The Bailout’s in the Works, But Don’t Jump into Stocks Yet

You can’t say this is not an interesting time for stock markets. Not only are the bulls looking for positive news, but now, for the time being, bears cannot even short some 799 U.S. financial stocks and, in Canada, you cannot short banks.

The government and Fed have lots of work ahead of themselves. While the proposed $700-billion financial bailout legislation is near final approval, the U.S. economy remains soft. The second- quarter GDP reading was soft at a 2.8% annual rate versus the estimated 3.3%. The reality is that economic growth is worrisome even in light of the bailout strategy. We expect markets could move back down towards the recent lows. A near-term bottom appears to be in place, but trading will likely continue to be volatile and in a sideways channel.

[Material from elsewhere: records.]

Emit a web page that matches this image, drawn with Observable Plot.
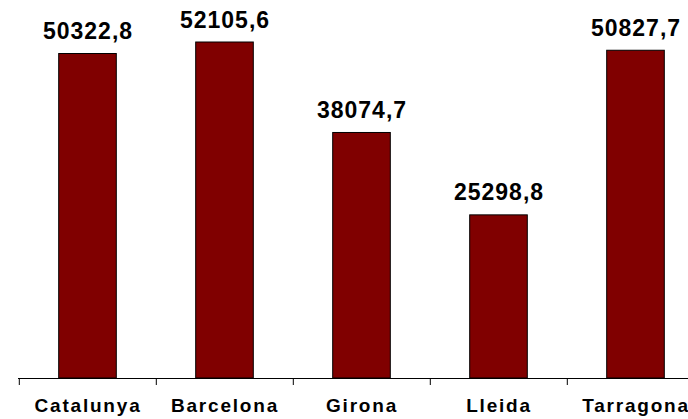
<!DOCTYPE html>
<html>
<head>
<meta charset="utf-8">
<script src="https://cdn.jsdelivr.net/npm/d3@7"></script>
<script src="https://cdn.jsdelivr.net/npm/@observablehq/plot@0.6"></script>
<style>
  html, body { margin: 0; padding: 0; background: #fff; }
  #wrap { width: 688px; height: 419px; overflow: hidden; }
  svg { font-family: "Liberation Sans", Arial, Helvetica, sans-serif; }
  g[aria-label="text"] text { letter-spacing: 1px; }
  g[aria-label="x-axis tick label"] text { letter-spacing: 1.8px; }
</style>
</head>
<body>
<div id="wrap"></div>
<script>
const regions = ["Catalunya", "Barcelona", "Girona", "Lleida", "Tarragona"];
const values = [50322.8, 52105.6, 38074.7, 25298.8, 50827.7];

const data = regions.map((r, i) => ({region: r, value: values[i]}));
const fmt = v => v.toFixed(1).replace(".", ",");

const W = 705, H = 419, ML = 18, MR = 0, MT = 4, MB = 41;
const step = (W - ML - MR) / regions.length;
const inset = (step - 58) / 2;

const chart = Plot.plot({
  width: W,
  height: H,
  marginLeft: ML,
  marginRight: MR,
  marginTop: MT,
  marginBottom: MB,
  style: {maxWidth: "none", background: "white", overflow: "visible"},
  x: {type: "band", domain: regions, padding: 0, axis: null, label: null},
  y: {domain: [0, 58000], axis: null},
  marks: [
    Plot.barY(data, {x: "region", y: "value", fill: "#800000", stroke: "#000", strokeWidth: 1, insetLeft: inset, insetRight: inset}),
    Plot.ruleY([0], {stroke: "#000", strokeWidth: 1}),
    Plot.axisX({tickSize: 7, tickFormat: () => "", label: null, dx: -step / 2, stroke: "#000", strokeWidth: 1}),
    Plot.axisX({tickSize: 0, tickPadding: 20, label: null, fontSize: 19, fontWeight: "bold", fill: "#000"}),
    Plot.text(data, {x: "region", y: "value", text: d => fmt(d.value), dy: -15, lineAnchor: "bottom", fontSize: 23, fontWeight: "bold", fill: "#000"})
  ]
});
document.getElementById("wrap").appendChild(chart);
</script>
</body>
</html>
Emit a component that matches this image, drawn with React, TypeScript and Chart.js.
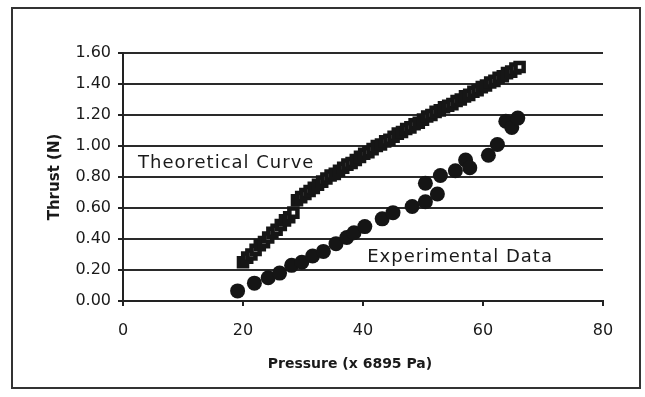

In our view, there is no guarantee on the effectiveness of the bailout. The U.S. economy and housing market continue to be in distress and could struggle despite the bailout. In addition, there is slowing in key global economies, including China, which will impact demand for U.S. goods. We do not view the bailout news as an invitation to jump into stocks with a full vengeance, but we do advise prudence and emphasize that trading will continue to be characterized by high risk.

We continue to be worried about the economy going forward into 2009. Economic bellwether stock General Electric Co. (NYSE/GE) cut its profit outlook and stock buyback program due to weakness in its GE Capital financial unit, which accounts for about 50% of the company’s total earnings.

Jack Welch, the former head of GE, believes “one hell of a deep downturn” was in the works and that the first quarter of 2009 would probably be “brutal” after a recent speech to the World Business Forum in New York.